**Task statement**
List, from the lines below, each one with "this" in it.

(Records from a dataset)
-- Start --

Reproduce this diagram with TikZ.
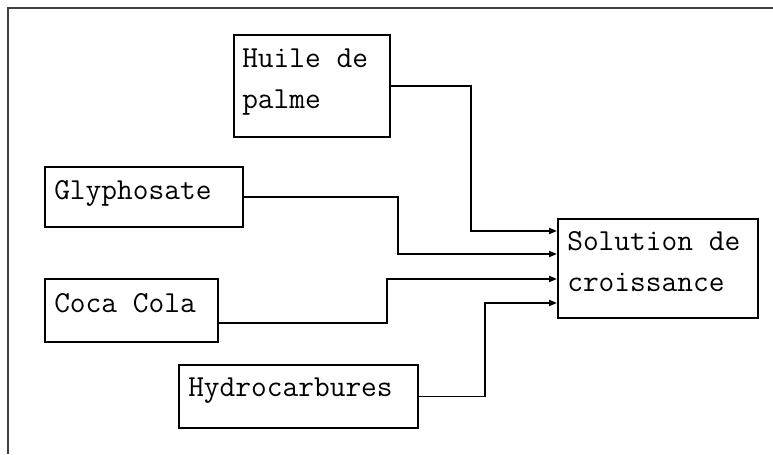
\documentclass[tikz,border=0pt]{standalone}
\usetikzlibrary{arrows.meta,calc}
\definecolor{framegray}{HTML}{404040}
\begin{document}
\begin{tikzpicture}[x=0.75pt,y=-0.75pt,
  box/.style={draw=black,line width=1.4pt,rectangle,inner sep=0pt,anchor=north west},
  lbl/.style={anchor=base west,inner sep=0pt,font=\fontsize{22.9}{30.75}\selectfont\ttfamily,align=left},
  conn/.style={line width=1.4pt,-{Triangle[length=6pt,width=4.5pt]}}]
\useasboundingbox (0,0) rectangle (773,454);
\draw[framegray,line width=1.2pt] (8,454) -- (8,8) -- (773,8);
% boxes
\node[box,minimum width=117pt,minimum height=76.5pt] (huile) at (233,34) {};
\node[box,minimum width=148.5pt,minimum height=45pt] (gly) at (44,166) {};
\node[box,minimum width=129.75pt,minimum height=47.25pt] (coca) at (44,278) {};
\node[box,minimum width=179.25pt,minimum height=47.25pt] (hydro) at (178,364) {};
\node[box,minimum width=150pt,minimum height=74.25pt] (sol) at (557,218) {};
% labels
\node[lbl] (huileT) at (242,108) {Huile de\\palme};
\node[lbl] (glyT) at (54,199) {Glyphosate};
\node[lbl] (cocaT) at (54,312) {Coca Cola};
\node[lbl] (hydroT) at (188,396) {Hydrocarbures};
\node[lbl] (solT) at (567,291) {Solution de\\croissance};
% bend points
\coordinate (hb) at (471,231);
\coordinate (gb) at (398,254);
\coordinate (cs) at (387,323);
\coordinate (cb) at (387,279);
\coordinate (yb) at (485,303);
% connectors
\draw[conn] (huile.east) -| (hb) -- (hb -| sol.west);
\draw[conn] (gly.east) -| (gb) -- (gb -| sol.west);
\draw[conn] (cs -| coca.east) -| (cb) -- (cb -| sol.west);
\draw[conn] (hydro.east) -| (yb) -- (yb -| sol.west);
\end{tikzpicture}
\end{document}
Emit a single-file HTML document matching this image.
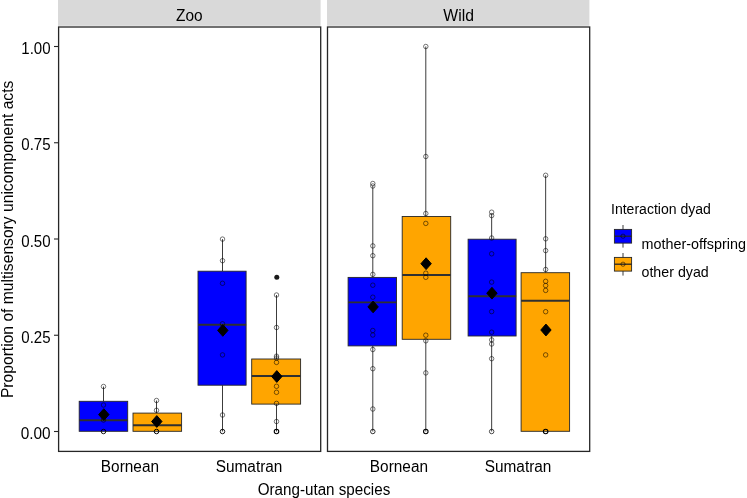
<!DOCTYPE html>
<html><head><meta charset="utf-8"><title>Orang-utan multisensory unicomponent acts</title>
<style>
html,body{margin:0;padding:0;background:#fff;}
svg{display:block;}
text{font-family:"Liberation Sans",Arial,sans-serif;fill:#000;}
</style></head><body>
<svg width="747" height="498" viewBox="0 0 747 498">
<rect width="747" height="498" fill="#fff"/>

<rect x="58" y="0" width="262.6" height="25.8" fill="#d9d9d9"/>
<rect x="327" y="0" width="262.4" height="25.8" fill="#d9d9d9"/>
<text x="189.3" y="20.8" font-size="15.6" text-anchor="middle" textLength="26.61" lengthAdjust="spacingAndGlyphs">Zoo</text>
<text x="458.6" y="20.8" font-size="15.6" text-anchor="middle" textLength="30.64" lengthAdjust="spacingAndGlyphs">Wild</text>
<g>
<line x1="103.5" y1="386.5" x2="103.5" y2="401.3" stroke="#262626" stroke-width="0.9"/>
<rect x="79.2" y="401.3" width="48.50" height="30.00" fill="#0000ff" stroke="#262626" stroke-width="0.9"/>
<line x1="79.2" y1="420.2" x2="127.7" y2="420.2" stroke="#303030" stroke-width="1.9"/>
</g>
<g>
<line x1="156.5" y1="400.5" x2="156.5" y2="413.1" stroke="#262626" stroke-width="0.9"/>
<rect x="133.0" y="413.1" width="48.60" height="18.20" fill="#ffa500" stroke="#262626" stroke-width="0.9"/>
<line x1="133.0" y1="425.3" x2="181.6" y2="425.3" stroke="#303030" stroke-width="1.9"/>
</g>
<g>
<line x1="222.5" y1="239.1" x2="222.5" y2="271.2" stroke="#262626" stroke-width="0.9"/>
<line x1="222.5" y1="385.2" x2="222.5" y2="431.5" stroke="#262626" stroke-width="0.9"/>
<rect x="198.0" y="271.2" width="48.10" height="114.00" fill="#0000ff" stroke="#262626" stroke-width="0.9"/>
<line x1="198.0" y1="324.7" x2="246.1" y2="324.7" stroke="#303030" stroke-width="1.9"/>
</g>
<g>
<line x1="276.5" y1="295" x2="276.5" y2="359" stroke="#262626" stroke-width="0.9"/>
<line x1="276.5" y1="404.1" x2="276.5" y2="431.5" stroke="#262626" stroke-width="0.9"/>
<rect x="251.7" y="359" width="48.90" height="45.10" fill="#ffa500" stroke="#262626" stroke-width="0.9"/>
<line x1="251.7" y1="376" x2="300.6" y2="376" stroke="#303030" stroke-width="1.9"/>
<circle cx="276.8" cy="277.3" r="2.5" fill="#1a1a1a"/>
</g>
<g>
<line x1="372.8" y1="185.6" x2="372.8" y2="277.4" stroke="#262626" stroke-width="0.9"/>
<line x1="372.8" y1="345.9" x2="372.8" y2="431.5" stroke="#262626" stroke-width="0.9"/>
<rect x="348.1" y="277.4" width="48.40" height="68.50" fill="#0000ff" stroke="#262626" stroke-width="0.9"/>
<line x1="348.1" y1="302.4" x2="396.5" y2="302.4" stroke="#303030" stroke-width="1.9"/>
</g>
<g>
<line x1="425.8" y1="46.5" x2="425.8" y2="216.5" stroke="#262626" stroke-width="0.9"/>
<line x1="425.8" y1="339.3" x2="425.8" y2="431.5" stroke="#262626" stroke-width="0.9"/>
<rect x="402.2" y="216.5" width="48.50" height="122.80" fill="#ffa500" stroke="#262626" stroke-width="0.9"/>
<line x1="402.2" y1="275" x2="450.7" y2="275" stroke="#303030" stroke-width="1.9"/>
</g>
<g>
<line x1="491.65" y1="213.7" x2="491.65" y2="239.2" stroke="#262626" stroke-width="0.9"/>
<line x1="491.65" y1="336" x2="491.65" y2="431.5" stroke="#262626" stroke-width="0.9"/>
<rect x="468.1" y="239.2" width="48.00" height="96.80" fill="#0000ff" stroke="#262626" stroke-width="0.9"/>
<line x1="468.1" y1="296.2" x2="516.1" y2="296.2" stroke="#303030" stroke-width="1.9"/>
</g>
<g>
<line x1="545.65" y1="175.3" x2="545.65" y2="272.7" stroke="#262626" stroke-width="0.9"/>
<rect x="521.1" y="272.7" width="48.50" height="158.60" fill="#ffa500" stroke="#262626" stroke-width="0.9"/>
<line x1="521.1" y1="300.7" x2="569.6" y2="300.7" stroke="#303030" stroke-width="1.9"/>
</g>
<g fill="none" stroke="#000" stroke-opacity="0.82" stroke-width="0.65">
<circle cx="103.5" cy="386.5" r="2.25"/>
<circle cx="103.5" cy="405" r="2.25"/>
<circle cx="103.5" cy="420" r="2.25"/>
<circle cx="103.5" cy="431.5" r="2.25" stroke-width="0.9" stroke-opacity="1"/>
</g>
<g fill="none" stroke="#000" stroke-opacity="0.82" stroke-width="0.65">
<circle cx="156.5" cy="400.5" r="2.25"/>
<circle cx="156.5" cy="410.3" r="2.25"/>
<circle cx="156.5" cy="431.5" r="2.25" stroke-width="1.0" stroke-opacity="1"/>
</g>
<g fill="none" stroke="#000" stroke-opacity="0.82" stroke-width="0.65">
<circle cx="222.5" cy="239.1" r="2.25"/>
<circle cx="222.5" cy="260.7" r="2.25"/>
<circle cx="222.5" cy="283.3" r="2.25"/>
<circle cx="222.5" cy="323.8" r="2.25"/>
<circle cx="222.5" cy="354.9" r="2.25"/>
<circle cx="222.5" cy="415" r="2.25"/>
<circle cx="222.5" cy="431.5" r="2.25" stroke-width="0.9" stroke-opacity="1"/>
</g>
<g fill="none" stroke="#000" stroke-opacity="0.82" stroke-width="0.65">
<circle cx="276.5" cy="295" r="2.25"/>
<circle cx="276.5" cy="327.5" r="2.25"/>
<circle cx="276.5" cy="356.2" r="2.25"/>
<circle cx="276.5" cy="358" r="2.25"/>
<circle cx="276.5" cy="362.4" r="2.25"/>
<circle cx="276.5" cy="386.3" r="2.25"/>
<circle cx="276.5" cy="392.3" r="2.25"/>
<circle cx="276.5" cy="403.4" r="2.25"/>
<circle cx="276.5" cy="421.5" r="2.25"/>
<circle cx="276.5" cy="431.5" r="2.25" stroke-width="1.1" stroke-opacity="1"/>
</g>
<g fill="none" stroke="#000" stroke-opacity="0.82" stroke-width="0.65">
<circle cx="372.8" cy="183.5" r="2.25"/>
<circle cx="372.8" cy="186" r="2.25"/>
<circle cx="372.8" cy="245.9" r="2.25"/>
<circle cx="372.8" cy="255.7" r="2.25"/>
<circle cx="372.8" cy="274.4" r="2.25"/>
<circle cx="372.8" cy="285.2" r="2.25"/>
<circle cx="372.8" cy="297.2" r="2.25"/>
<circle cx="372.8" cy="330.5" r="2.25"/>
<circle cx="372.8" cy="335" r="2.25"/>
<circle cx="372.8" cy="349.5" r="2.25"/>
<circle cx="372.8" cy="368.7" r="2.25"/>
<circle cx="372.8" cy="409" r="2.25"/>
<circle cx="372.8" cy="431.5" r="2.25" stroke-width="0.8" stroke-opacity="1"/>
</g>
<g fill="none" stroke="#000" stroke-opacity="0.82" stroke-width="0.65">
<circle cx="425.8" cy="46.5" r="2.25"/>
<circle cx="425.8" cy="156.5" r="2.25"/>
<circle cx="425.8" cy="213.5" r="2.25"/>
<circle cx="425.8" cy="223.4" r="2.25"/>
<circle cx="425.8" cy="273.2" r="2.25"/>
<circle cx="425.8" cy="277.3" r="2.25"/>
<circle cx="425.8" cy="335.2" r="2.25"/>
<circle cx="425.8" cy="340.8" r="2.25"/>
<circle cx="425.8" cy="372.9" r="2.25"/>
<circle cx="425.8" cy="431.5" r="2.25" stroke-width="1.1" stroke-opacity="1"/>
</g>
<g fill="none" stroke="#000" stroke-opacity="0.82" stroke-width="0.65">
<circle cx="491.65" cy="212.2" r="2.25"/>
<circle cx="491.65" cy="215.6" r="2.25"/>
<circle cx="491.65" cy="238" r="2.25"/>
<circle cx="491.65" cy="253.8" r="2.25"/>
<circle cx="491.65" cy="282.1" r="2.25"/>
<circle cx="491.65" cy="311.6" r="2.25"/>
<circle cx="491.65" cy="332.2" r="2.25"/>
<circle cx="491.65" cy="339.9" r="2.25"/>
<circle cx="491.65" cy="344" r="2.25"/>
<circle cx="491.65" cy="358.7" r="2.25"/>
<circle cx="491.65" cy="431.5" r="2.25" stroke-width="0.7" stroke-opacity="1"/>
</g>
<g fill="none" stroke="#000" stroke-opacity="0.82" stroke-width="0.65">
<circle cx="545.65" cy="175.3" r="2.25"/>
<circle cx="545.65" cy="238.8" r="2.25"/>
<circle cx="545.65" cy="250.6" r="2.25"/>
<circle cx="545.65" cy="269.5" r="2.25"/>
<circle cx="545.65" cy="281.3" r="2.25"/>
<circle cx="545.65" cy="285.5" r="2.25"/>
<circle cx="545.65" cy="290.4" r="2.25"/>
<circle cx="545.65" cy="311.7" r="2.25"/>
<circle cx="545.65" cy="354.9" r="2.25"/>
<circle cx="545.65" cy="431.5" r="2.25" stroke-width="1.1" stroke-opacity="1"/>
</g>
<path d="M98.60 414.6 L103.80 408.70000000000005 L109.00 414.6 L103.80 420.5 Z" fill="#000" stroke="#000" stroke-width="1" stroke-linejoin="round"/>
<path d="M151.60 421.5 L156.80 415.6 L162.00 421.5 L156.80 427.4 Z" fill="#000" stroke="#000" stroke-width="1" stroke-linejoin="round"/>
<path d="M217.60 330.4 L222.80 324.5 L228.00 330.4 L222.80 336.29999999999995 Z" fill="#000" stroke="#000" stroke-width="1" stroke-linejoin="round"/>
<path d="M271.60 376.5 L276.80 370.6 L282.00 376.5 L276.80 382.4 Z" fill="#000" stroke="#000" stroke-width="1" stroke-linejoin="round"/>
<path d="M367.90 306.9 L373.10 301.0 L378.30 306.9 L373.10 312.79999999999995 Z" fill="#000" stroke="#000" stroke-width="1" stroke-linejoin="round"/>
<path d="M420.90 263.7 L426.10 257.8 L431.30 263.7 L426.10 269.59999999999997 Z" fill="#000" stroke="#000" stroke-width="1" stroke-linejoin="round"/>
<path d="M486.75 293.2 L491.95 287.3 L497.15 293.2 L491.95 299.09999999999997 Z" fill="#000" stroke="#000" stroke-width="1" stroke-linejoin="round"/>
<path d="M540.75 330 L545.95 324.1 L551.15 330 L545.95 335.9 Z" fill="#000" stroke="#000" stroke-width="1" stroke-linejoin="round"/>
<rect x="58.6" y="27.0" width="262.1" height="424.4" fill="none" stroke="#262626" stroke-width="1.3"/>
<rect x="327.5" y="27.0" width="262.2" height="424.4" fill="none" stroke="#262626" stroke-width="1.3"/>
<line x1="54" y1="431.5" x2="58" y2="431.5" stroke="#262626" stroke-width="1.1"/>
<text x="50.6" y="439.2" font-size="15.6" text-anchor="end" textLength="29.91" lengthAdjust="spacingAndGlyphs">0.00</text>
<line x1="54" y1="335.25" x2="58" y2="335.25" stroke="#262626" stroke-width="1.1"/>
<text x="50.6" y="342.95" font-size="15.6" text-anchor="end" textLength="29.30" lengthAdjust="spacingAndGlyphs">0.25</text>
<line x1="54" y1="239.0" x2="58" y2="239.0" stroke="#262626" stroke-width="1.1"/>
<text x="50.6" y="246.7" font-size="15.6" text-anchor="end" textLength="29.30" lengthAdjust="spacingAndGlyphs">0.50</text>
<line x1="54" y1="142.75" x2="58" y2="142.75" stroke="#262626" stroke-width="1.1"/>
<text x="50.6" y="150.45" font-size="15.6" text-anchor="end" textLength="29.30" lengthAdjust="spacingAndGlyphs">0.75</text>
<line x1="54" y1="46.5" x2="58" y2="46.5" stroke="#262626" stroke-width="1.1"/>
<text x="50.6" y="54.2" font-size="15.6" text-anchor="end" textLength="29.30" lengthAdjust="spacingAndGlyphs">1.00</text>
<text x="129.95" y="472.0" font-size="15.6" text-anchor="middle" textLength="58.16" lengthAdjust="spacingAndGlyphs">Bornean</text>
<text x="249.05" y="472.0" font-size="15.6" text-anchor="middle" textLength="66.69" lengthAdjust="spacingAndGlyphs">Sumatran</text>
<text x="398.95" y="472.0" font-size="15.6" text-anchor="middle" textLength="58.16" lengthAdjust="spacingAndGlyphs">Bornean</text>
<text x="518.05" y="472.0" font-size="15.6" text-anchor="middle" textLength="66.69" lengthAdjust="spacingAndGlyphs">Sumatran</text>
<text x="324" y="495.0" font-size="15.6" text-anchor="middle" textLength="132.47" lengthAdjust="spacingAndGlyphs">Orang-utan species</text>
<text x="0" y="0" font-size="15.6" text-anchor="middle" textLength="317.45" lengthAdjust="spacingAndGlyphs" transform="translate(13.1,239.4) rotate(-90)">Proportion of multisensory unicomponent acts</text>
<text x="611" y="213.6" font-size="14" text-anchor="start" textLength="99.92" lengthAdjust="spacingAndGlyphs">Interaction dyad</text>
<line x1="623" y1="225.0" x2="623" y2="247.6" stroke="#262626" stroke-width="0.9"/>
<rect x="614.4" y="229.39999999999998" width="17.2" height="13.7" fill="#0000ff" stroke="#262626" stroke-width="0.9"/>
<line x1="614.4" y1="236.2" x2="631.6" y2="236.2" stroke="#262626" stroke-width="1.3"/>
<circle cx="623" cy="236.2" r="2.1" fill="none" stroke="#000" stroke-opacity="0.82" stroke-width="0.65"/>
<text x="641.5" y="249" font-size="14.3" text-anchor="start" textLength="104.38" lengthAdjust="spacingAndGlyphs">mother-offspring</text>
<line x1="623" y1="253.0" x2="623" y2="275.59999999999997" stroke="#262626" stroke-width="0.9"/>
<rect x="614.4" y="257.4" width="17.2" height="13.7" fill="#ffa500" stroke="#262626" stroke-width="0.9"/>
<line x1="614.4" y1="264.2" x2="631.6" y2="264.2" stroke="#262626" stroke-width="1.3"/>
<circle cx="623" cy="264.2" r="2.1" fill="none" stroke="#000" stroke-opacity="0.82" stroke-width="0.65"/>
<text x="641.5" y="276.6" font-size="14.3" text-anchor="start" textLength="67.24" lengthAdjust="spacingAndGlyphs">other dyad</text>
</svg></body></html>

-- End --

**Final result**
Reproduce this diagram with TikZ.
Emit a single-file HTML document matching this image.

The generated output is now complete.